This Fungus Can Make Water Freeze

Fungi are truly weird and impressive—they can live anywhere, be poisonous or medicinal, and, reportedly, transform plastic waste into edible ingredients. And in more fungal news, some groups of fungi can literally foster the formation of ice.

In a recent Science Advances paper, researchers describe a newly identified fungal protein that triggers ice formation at temperatures as high as 28.4 degrees Fahrenheit (-2 degrees Celsius). That’s obviously below the freezing point of water, but in nature, freezing isn’t that simple. Forming the first tiny seed of ice—an ice nucleator—takes energy, and ice forms very slowly at temperatures above -50 degrees F (-46 degrees C), according to the paper.

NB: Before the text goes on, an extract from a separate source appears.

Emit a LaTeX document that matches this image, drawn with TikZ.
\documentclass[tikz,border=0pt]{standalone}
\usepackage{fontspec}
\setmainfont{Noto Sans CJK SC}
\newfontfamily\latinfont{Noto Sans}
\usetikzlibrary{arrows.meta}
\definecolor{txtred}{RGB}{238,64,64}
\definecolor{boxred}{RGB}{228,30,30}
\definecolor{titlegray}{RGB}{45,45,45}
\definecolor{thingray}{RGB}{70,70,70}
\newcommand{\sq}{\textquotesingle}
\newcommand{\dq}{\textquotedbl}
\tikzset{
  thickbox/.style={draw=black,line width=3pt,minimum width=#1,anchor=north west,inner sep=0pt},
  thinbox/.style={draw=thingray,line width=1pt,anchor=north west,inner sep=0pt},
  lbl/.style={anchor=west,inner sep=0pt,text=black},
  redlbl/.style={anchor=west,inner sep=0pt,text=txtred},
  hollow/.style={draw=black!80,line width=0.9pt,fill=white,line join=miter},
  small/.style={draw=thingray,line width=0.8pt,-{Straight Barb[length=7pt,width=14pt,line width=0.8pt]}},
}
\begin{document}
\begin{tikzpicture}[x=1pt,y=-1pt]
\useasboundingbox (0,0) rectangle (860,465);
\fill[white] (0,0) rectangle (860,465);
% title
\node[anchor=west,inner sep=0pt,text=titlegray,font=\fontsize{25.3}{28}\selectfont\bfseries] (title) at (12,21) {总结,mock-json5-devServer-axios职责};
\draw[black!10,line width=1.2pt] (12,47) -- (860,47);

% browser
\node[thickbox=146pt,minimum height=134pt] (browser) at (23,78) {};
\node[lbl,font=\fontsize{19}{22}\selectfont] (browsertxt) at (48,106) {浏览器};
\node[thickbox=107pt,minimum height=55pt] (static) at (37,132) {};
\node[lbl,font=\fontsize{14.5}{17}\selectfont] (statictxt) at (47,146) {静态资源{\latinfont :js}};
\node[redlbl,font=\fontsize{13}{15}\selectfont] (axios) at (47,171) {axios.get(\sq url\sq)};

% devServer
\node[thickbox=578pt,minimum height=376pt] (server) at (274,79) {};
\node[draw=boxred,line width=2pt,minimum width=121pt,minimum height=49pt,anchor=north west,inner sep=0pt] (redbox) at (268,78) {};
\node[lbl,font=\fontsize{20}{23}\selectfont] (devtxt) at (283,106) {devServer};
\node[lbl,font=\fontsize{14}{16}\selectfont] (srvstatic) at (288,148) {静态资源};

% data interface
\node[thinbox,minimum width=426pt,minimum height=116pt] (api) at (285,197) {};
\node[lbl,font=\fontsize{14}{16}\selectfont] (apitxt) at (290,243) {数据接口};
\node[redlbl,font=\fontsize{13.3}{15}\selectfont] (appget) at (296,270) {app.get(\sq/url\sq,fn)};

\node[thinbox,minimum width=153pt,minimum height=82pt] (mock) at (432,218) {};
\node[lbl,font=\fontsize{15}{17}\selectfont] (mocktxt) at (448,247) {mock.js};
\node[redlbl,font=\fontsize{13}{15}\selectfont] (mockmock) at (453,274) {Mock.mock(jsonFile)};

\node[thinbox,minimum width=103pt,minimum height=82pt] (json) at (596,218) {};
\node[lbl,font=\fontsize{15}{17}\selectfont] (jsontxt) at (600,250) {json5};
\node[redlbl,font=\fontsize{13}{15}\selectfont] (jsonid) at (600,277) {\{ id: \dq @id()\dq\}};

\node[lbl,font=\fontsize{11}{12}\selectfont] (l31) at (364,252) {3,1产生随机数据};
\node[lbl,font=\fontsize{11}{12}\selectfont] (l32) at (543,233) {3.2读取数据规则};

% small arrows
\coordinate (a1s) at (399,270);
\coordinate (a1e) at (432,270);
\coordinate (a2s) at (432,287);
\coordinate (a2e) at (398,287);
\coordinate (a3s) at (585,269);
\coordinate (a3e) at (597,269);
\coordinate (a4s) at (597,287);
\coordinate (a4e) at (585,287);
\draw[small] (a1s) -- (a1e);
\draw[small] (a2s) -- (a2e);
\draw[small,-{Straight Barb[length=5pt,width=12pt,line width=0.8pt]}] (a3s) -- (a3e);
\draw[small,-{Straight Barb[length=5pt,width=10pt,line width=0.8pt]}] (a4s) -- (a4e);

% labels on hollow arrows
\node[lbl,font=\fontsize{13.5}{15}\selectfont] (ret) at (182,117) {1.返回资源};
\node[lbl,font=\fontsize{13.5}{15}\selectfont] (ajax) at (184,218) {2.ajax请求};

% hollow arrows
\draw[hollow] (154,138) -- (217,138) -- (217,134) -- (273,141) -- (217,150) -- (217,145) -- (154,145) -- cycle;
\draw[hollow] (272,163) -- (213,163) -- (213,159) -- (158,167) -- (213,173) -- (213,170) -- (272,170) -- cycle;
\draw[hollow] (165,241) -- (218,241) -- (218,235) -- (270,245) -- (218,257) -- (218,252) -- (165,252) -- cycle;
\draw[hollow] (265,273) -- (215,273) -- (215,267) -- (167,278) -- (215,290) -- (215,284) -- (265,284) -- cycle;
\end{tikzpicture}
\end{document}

Yet, we still get things like clouds—microscopic water droplets and ice crystals—thanks to ice nucleators. For the new study, the team tracked the fungal gene associated with the ice-triggering protein to a distant bacterial ancestor from millions of years ago, according to a Virginia Tech statement. Importantly, the fungal protein molecule offers a non-toxic, more efficient alternative to current approaches to weather engineering, food production, or the preservation of cells and organs.

Natural ice-makers

Since as early as 1974, scientists knew that some bacterial species acted as ice nucleators—catalysts that accelerate the formation of ice crystals in nature. In 1990, researchers confirmed that some fungi were capable of this as well, as Boris A. Vinatzer, the study’s co-author and an environmental scientist at Virginia Tech, explained in the statement.

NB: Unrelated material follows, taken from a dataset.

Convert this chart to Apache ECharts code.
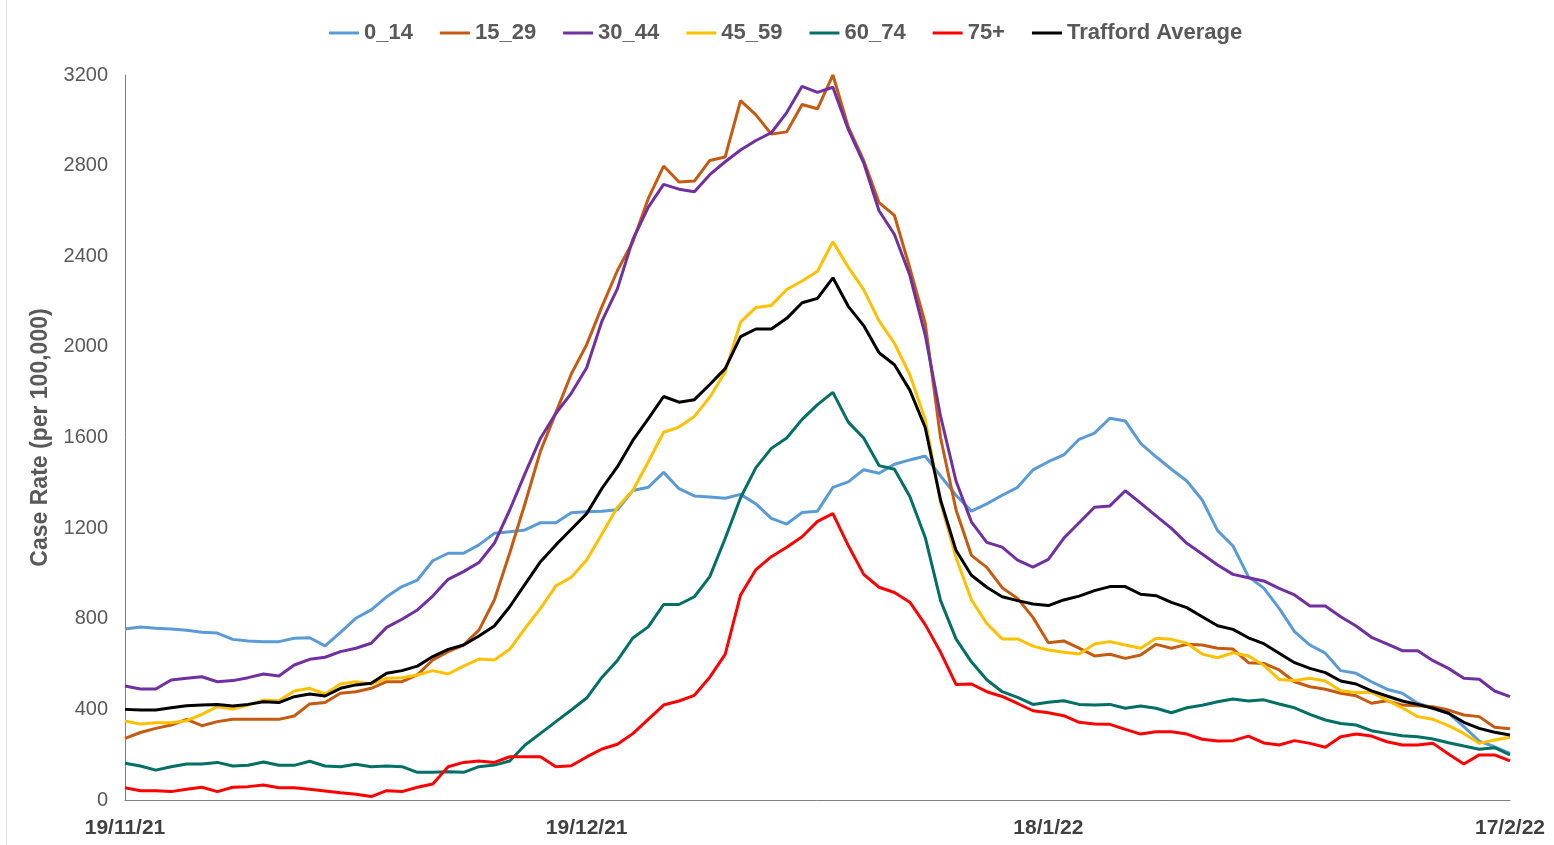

But it was only with advances in DNA sequencing that scientists could investigate microbial genomes and the relevant genetic mechanisms. And while researchers had managed to make good progress on studying these mechanisms for bacteria, not much work had been done on the origin of ice nucleation in fungal species, the team explained in a statement from Boise State University.

Finding the trigger

For the new study, the researchers studied a common soil fungus from the Mortierellaceae family, which they extracted from water and lichen samples collected during previous polar expeditions. DNA sequencing pointed the team to certain genes that closely resembled those inside known bacterial ice nucleators—not unheard of, but rare nonetheless. To check that they were on the right path, the researchers planted these proteins onto other yeast and bacteria, which indeed manifested previously non-existent ice-making abilities.

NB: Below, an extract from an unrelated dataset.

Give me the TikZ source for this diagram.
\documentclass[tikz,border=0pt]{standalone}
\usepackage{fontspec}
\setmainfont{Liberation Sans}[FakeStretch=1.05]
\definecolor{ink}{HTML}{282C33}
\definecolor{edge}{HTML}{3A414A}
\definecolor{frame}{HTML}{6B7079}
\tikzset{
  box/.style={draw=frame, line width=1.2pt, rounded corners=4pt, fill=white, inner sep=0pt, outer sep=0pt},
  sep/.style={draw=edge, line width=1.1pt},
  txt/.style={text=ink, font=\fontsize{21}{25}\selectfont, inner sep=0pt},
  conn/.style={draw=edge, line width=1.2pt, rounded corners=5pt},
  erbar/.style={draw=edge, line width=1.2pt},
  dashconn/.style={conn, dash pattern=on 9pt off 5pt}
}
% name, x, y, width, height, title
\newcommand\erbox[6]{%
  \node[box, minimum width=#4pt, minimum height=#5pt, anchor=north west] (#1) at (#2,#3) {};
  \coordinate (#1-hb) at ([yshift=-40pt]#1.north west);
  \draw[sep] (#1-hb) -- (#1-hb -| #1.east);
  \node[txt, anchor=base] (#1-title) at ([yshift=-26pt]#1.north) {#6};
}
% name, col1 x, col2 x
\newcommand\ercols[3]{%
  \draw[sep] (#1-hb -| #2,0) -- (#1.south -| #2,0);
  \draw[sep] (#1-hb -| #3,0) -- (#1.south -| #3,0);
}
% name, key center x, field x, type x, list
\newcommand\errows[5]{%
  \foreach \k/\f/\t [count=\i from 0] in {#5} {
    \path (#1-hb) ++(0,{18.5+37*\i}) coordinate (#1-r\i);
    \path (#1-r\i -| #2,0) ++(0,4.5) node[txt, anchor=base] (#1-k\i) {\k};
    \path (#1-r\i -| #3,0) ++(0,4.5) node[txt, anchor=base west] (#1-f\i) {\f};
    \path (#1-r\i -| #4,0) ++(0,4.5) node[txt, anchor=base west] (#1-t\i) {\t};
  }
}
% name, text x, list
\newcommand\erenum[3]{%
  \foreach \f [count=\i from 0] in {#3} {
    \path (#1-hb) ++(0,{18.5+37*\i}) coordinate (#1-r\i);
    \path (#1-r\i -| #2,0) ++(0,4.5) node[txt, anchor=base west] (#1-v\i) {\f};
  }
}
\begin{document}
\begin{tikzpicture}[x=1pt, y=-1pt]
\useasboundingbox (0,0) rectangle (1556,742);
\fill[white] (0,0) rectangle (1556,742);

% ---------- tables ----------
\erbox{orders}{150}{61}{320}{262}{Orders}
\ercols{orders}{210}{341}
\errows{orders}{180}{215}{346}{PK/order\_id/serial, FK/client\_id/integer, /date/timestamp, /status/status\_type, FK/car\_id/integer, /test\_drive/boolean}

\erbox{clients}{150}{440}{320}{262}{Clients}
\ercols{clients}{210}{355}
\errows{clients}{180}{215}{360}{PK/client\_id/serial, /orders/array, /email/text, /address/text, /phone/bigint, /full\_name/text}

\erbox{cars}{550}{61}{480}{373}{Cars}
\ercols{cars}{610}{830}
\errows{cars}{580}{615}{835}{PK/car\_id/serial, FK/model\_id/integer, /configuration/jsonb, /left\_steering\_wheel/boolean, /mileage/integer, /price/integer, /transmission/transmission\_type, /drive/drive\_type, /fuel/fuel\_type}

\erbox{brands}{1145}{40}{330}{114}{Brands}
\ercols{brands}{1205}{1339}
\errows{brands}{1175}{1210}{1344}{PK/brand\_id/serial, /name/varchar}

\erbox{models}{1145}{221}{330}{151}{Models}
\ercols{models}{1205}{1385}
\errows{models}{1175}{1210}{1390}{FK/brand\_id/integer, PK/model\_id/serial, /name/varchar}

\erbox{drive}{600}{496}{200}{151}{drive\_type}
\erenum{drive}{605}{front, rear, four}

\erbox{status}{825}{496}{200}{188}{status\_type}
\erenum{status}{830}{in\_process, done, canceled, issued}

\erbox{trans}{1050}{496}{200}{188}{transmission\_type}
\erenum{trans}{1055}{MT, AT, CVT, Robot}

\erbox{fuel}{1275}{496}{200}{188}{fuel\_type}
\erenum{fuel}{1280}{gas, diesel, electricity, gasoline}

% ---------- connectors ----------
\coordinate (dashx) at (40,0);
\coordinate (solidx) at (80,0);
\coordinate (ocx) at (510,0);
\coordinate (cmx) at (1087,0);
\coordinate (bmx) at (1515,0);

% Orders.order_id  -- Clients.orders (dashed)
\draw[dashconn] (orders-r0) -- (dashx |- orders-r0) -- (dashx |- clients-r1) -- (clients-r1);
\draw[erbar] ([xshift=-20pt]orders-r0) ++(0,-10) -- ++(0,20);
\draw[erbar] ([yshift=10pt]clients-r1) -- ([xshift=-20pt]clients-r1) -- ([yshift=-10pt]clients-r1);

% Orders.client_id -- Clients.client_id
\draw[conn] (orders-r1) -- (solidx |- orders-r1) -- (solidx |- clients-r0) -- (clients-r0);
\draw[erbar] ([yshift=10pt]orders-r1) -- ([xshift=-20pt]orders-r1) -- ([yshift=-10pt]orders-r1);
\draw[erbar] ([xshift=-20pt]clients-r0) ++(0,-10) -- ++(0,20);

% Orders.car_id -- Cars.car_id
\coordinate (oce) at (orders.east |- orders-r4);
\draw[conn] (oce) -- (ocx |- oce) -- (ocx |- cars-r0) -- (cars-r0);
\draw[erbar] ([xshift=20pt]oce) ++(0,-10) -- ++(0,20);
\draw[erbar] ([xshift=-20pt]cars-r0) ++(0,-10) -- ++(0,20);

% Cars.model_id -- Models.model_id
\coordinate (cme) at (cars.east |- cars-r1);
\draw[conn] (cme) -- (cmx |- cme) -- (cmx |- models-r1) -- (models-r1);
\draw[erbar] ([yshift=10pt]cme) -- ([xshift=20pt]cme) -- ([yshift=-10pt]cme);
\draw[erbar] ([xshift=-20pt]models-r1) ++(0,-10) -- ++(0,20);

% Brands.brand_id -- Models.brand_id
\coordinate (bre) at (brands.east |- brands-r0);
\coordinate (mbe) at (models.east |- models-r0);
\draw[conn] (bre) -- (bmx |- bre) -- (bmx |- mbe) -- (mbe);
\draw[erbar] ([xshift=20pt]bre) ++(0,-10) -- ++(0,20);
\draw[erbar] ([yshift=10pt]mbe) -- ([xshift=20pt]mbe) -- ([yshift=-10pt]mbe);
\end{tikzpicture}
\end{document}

Even more remarkable was the fact that, upon further analysis, the fungus wasn’t simply copying a bacterial ancestor. Instead, it had “adopted a highly effective trait of the bacteria and adapted it to their own physiological requirements,” the team noted in the statement.

“It’s a bit the same and yet different,” explained Rosemary Eufemio, the study’s lead author and a biochemist at Boise State University. “Fungi use the same repetitive sequence architecture as bacteria for their ice-forming sites but have made them more soluble and stable, which probably benefits their ecological function.”

Miracle Mortierellaceae

The study has clear implications for climate science. For one, the fungi sampled in this study are relatively common soil fungi, meaning we’re probably underestimating how much they contribute to ice formation in the atmosphere. The fungi’s natural origins also make them a non-toxic alternative to silver iodide, the go-to particle used for cloud seeding for the past 80 years, according to the U.S. Government Accountability Office.

But the team also sees fungal ice nucleators driving “evolutionary innovation at the interface of biology and physics,” it said in the paper. Experiments revealed that the fungi remained active at low concentrations and in harsh conditions. That could make them extremely useful for bioinspired freezing technologies and engineered water modifications, Vinatzer mused, unlike “bacteria, because you would have to add entire bacterial cells.”

“Now that we know this fungal molecule, it will become easier to find out how much of these kinds of molecules are in clouds,” Vinatzer said. “And in the long run, this research could contribute to developing better climate models.”